> **What you will do**: Take every line from the material that has the word "matplotlib" in it.

****

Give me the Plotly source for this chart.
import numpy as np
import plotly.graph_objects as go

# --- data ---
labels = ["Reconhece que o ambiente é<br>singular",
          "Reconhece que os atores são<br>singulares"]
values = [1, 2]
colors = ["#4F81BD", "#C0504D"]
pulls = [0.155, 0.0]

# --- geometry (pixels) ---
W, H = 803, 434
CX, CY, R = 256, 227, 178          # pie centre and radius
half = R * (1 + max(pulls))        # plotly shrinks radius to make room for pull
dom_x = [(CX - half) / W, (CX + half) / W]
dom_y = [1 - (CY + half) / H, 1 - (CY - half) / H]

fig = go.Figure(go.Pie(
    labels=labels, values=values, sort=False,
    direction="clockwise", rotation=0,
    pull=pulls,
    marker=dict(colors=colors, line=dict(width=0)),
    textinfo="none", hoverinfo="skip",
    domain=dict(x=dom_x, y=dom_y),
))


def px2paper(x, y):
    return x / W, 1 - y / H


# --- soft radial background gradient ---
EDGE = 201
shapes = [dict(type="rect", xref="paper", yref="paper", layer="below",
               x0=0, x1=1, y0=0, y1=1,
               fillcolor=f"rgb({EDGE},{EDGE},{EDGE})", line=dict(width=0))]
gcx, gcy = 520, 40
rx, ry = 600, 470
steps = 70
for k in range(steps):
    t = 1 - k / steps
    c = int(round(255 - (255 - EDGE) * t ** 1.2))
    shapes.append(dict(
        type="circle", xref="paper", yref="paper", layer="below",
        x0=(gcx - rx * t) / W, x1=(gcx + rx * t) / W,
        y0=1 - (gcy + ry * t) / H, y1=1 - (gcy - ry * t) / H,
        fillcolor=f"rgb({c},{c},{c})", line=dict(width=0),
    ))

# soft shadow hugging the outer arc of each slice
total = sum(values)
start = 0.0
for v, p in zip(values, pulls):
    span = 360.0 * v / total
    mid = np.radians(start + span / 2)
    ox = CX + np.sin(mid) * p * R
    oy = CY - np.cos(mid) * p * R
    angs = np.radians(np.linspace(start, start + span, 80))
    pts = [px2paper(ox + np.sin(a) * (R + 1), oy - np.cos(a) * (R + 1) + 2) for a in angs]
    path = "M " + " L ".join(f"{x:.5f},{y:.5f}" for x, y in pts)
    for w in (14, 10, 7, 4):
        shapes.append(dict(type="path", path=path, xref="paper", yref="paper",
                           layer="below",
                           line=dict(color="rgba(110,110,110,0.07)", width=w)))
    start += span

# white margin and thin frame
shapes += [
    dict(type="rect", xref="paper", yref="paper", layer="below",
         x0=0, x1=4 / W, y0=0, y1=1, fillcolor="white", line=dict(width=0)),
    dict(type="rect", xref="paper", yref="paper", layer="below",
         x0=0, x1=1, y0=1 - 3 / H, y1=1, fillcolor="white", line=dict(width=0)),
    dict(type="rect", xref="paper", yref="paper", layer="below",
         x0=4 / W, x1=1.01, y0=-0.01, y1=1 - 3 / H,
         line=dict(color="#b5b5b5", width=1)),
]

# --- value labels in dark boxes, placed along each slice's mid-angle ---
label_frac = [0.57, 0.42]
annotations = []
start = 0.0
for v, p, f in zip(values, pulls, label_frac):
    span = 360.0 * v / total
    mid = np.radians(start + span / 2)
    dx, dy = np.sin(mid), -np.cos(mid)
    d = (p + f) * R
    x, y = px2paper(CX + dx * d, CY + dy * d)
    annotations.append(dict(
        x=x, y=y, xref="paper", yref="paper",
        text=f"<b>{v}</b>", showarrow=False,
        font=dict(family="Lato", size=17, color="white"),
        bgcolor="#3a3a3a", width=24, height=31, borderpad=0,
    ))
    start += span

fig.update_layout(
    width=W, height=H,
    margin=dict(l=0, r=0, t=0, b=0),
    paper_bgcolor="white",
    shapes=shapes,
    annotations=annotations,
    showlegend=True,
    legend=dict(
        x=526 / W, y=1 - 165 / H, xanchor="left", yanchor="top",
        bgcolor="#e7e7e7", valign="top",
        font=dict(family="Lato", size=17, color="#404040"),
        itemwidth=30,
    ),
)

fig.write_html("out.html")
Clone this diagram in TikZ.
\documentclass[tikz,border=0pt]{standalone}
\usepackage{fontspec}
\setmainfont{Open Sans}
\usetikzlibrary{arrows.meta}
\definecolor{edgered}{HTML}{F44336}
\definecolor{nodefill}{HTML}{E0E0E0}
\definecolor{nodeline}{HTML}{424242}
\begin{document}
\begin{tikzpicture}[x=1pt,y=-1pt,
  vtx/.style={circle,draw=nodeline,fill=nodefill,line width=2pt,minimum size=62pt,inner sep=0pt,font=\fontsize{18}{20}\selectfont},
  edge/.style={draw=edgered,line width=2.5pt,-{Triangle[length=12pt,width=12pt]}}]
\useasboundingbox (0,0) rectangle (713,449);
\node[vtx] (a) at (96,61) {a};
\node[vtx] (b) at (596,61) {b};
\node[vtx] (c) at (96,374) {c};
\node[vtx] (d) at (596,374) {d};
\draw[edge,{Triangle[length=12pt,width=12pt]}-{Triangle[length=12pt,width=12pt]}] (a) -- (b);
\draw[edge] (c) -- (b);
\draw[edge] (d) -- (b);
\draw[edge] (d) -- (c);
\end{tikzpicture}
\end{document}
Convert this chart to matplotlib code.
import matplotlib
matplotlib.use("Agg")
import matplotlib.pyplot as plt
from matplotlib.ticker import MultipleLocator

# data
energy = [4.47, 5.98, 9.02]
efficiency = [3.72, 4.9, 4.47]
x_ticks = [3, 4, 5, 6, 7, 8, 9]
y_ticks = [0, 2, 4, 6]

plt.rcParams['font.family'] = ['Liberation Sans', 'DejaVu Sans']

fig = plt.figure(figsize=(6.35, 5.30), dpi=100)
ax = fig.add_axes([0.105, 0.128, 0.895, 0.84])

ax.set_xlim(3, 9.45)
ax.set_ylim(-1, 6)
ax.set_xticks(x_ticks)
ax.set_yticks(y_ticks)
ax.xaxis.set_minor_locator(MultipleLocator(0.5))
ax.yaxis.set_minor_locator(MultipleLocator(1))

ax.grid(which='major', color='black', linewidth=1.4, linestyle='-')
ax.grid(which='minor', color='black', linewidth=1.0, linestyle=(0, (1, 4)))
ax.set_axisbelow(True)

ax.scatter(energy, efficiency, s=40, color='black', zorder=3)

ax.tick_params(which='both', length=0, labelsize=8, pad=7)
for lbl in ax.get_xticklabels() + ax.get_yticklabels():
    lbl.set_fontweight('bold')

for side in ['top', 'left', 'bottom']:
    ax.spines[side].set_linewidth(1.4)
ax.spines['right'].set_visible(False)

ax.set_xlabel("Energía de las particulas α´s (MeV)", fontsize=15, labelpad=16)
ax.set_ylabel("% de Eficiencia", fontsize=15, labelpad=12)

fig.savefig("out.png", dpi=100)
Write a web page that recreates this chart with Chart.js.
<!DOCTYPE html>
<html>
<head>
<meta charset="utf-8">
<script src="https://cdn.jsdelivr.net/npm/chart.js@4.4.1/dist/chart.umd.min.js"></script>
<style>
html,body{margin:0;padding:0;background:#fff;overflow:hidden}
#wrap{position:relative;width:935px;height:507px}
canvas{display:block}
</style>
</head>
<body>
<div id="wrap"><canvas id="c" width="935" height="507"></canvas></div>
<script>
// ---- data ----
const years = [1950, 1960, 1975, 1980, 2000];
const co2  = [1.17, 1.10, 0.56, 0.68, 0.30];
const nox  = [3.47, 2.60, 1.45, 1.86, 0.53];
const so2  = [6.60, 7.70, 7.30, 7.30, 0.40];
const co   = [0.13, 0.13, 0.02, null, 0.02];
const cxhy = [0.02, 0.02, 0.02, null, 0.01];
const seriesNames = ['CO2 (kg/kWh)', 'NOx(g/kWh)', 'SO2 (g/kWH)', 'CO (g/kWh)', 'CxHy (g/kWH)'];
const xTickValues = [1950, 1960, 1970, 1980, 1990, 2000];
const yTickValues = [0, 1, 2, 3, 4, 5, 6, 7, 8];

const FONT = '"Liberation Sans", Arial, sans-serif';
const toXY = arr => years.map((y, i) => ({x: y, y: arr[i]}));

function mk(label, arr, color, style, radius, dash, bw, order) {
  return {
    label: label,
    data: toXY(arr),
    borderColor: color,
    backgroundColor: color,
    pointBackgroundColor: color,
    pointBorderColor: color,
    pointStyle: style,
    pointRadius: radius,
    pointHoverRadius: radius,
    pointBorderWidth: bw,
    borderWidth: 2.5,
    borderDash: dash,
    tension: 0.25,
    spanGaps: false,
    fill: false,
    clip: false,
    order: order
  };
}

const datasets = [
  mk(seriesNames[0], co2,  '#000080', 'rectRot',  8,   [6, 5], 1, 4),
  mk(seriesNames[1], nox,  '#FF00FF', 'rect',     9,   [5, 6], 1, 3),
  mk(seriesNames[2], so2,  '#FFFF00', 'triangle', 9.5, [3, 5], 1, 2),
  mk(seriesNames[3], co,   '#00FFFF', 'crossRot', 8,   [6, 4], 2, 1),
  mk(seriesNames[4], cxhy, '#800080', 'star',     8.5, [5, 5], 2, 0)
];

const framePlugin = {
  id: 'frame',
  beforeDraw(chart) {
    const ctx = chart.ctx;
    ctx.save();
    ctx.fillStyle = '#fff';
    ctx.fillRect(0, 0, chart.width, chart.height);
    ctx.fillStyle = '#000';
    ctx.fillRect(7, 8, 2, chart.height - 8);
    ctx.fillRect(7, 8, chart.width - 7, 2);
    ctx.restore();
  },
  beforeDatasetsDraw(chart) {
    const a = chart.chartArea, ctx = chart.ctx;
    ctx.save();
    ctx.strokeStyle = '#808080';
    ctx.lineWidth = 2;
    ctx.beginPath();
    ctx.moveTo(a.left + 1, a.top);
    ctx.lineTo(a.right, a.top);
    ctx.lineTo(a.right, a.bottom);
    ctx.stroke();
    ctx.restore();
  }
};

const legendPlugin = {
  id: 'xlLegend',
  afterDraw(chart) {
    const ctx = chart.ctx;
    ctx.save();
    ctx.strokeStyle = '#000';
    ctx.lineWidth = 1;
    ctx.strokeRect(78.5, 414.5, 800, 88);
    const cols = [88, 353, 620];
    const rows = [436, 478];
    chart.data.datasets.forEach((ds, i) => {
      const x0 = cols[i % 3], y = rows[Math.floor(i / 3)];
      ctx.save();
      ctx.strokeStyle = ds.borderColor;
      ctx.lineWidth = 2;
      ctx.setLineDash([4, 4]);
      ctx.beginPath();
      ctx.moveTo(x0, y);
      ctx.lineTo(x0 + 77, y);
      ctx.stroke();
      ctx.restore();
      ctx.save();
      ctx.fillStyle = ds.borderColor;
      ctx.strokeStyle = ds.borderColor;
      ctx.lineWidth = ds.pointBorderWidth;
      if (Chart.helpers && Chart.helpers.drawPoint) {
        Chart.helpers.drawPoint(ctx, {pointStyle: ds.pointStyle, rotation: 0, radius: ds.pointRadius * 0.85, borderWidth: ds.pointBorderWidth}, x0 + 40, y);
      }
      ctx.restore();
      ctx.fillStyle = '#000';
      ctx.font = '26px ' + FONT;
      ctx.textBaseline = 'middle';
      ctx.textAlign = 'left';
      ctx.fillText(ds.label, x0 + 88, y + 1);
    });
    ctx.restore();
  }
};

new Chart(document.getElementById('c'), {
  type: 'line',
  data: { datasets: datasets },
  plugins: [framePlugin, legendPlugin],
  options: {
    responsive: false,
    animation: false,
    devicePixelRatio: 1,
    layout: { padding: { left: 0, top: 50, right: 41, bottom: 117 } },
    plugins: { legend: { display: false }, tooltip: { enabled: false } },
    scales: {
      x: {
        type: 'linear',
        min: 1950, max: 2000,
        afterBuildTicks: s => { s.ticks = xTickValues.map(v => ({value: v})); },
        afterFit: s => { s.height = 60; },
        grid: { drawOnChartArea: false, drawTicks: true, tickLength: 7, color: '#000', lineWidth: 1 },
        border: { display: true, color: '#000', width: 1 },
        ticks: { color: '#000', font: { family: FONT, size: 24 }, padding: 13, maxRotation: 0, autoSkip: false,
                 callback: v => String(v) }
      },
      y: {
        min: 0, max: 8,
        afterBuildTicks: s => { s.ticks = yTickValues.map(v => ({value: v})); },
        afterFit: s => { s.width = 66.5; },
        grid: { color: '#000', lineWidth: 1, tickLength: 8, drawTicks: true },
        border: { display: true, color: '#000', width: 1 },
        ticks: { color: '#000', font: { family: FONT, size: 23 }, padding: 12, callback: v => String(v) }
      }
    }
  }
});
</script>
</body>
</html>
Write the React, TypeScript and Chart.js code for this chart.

****

> **Worked solution**:
Convert this chart to matplotlib code.
import matplotlib
matplotlib.use("Agg")
import matplotlib.pyplot as plt
from matplotlib.ticker import MultipleLocator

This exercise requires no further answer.